* To be done *
Restate the listing below word for word, omitting any images.

* Data excerpt *
---*---

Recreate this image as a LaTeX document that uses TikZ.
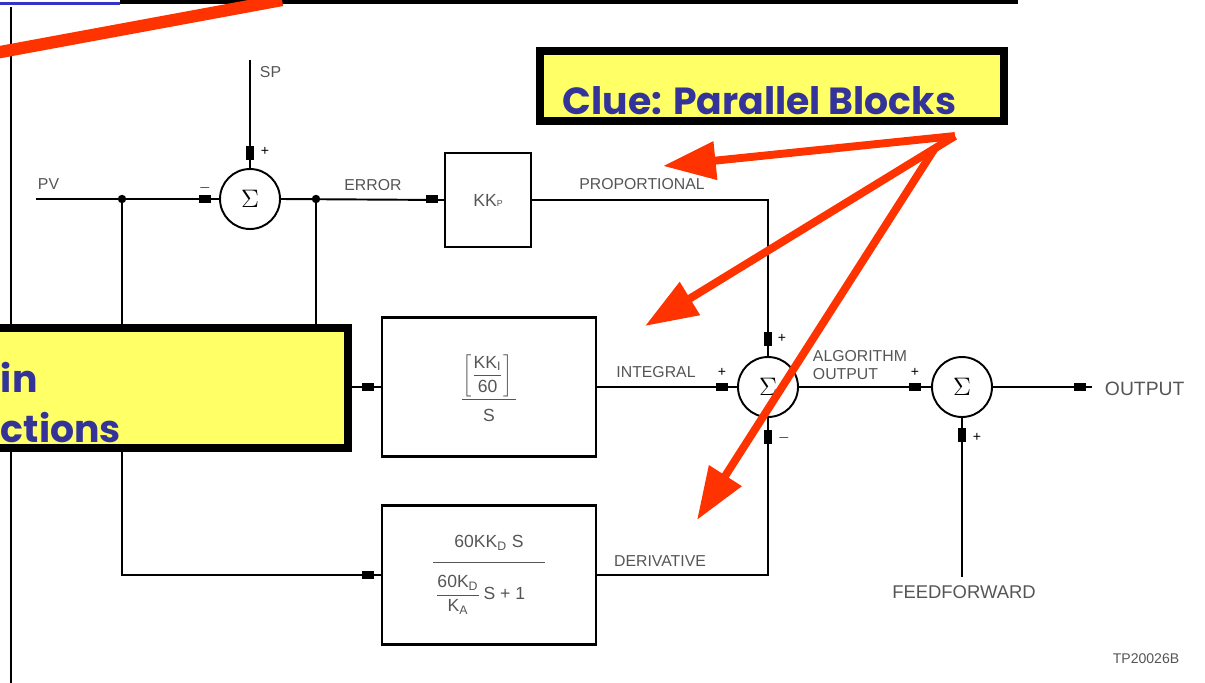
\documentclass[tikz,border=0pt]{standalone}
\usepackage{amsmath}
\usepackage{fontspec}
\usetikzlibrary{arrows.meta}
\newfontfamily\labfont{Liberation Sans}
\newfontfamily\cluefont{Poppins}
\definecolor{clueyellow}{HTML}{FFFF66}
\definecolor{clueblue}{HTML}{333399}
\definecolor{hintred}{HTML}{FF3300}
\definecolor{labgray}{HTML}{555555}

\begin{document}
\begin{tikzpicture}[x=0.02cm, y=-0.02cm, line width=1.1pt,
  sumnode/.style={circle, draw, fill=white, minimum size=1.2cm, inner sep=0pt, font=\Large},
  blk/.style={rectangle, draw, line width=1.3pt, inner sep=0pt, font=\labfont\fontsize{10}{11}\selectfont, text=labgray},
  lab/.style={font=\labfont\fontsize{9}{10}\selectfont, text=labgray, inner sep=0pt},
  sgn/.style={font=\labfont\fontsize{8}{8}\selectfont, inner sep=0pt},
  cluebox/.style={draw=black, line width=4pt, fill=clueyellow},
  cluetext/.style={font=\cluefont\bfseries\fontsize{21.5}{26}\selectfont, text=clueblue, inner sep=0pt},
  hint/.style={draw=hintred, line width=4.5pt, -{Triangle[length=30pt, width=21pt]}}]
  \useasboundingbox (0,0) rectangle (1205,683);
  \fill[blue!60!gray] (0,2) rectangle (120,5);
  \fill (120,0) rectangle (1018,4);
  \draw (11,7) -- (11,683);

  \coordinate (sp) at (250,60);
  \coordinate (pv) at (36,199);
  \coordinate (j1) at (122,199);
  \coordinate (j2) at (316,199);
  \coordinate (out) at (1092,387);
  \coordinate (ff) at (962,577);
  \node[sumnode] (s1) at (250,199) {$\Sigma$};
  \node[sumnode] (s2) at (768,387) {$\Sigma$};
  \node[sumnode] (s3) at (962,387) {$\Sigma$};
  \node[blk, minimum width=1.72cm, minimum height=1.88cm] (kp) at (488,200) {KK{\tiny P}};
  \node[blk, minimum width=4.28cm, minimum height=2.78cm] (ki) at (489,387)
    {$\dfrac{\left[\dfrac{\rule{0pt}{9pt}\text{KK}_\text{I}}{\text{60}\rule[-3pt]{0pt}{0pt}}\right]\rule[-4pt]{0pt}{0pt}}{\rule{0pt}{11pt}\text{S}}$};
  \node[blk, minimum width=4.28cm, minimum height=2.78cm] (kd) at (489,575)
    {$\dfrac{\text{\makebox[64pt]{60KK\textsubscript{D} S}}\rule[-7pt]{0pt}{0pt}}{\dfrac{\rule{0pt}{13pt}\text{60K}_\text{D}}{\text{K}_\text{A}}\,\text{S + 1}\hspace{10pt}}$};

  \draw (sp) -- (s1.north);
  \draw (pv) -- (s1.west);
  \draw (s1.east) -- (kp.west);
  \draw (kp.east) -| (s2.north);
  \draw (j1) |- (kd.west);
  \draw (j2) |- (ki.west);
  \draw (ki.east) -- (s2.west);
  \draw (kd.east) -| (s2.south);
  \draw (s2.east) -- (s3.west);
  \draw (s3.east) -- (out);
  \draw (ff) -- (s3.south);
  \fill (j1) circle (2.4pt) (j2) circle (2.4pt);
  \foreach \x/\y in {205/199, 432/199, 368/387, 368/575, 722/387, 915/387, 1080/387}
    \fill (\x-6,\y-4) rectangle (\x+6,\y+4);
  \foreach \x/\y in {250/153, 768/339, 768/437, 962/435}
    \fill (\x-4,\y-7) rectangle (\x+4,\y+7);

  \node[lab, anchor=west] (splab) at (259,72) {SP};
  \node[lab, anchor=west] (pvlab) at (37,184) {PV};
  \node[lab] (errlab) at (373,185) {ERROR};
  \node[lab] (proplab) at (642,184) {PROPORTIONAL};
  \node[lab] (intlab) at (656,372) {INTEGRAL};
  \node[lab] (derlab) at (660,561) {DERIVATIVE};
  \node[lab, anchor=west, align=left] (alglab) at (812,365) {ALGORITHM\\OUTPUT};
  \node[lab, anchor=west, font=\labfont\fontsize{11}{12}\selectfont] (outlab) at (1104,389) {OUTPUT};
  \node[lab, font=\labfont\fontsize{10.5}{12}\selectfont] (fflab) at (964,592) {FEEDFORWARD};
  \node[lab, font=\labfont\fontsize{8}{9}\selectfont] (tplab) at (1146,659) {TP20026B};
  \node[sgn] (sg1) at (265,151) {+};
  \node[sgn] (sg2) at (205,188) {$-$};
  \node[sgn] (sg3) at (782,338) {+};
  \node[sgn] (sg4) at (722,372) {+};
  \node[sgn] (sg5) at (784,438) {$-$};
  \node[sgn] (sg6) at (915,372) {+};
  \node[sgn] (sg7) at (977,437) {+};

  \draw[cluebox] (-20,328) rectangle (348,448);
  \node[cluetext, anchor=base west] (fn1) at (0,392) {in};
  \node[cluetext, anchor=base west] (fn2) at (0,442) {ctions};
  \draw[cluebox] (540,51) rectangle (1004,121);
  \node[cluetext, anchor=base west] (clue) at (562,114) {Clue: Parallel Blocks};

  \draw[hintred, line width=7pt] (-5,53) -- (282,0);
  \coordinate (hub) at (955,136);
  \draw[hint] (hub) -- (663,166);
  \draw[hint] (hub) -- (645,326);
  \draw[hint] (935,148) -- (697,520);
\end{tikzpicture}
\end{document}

---*---

* Exercise solution *
Recreate this image as a LaTeX document that uses TikZ.
\documentclass[tikz,border=0pt]{standalone}
\usepackage{amsmath}
\usepackage{fontspec}
\usetikzlibrary{arrows.meta}
\newfontfamily\labfont{Liberation Sans}
\newfontfamily\cluefont{Poppins}
\definecolor{clueyellow}{HTML}{FFFF66}
\definecolor{clueblue}{HTML}{333399}
\definecolor{hintred}{HTML}{FF3300}
\definecolor{labgray}{HTML}{555555}

\begin{document}
\begin{tikzpicture}[x=0.02cm, y=-0.02cm, line width=1.1pt,
  sumnode/.style={circle, draw, fill=white, minimum size=1.2cm, inner sep=0pt, font=\Large},
  blk/.style={rectangle, draw, line width=1.3pt, inner sep=0pt, font=\labfont\fontsize{10}{11}\selectfont, text=labgray},
  lab/.style={font=\labfont\fontsize{9}{10}\selectfont, text=labgray, inner sep=0pt},
  sgn/.style={font=\labfont\fontsize{8}{8}\selectfont, inner sep=0pt},
  cluebox/.style={draw=black, line width=4pt, fill=clueyellow},
  cluetext/.style={font=\cluefont\bfseries\fontsize{21.5}{26}\selectfont, text=clueblue, inner sep=0pt},
  hint/.style={draw=hintred, line width=4.5pt, -{Triangle[length=30pt, width=21pt]}}]
  \useasboundingbox (0,0) rectangle (1205,683);
  \fill[blue!60!gray] (0,2) rectangle (120,5);
  \fill (120,0) rectangle (1018,4);
  \draw (11,7) -- (11,683);

  \coordinate (sp) at (250,60);
  \coordinate (pv) at (36,199);
  \coordinate (j1) at (122,199);
  \coordinate (j2) at (316,199);
  \coordinate (out) at (1092,387);
  \coordinate (ff) at (962,577);
  \node[sumnode] (s1) at (250,199) {$\Sigma$};
  \node[sumnode] (s2) at (768,387) {$\Sigma$};
  \node[sumnode] (s3) at (962,387) {$\Sigma$};
  \node[blk, minimum width=1.72cm, minimum height=1.88cm] (kp) at (488,200) {KK{\tiny P}};
  \node[blk, minimum width=4.28cm, minimum height=2.78cm] (ki) at (489,387)
    {$\dfrac{\left[\dfrac{\rule{0pt}{9pt}\text{KK}_\text{I}}{\text{60}\rule[-3pt]{0pt}{0pt}}\right]\rule[-4pt]{0pt}{0pt}}{\rule{0pt}{11pt}\text{S}}$};
  \node[blk, minimum width=4.28cm, minimum height=2.78cm] (kd) at (489,575)
    {$\dfrac{\text{\makebox[64pt]{60KK\textsubscript{D} S}}\rule[-7pt]{0pt}{0pt}}{\dfrac{\rule{0pt}{13pt}\text{60K}_\text{D}}{\text{K}_\text{A}}\,\text{S + 1}\hspace{10pt}}$};

  \draw (sp) -- (s1.north);
  \draw (pv) -- (s1.west);
  \draw (s1.east) -- (kp.west);
  \draw (kp.east) -| (s2.north);
  \draw (j1) |- (kd.west);
  \draw (j2) |- (ki.west);
  \draw (ki.east) -- (s2.west);
  \draw (kd.east) -| (s2.south);
  \draw (s2.east) -- (s3.west);
  \draw (s3.east) -- (out);
  \draw (ff) -- (s3.south);
  \fill (j1) circle (2.4pt) (j2) circle (2.4pt);
  \foreach \x/\y in {205/199, 432/199, 368/387, 368/575, 722/387, 915/387, 1080/387}
    \fill (\x-6,\y-4) rectangle (\x+6,\y+4);
  \foreach \x/\y in {250/153, 768/339, 768/437, 962/435}
    \fill (\x-4,\y-7) rectangle (\x+4,\y+7);

  \node[lab, anchor=west] (splab) at (259,72) {SP};
  \node[lab, anchor=west] (pvlab) at (37,184) {PV};
  \node[lab] (errlab) at (373,185) {ERROR};
  \node[lab] (proplab) at (642,184) {PROPORTIONAL};
  \node[lab] (intlab) at (656,372) {INTEGRAL};
  \node[lab] (derlab) at (660,561) {DERIVATIVE};
  \node[lab, anchor=west, align=left] (alglab) at (812,365) {ALGORITHM\\OUTPUT};
  \node[lab, anchor=west, font=\labfont\fontsize{11}{12}\selectfont] (outlab) at (1104,389) {OUTPUT};
  \node[lab, font=\labfont\fontsize{10.5}{12}\selectfont] (fflab) at (964,592) {FEEDFORWARD};
  \node[lab, font=\labfont\fontsize{8}{9}\selectfont] (tplab) at (1146,659) {TP20026B};
  \node[sgn] (sg1) at (265,151) {+};
  \node[sgn] (sg2) at (205,188) {$-$};
  \node[sgn] (sg3) at (782,338) {+};
  \node[sgn] (sg4) at (722,372) {+};
  \node[sgn] (sg5) at (784,438) {$-$};
  \node[sgn] (sg6) at (915,372) {+};
  \node[sgn] (sg7) at (977,437) {+};

  \draw[cluebox] (-20,328) rectangle (348,448);
  \node[cluetext, anchor=base west] (fn1) at (0,392) {in};
  \node[cluetext, anchor=base west] (fn2) at (0,442) {ctions};
  \draw[cluebox] (540,51) rectangle (1004,121);
  \node[cluetext, anchor=base west] (clue) at (562,114) {Clue: Parallel Blocks};

  \draw[hintred, line width=7pt] (-5,53) -- (282,0);
  \coordinate (hub) at (955,136);
  \draw[hint] (hub) -- (663,166);
  \draw[hint] (hub) -- (645,326);
  \draw[hint] (935,148) -- (697,520);
\end{tikzpicture}
\end{document}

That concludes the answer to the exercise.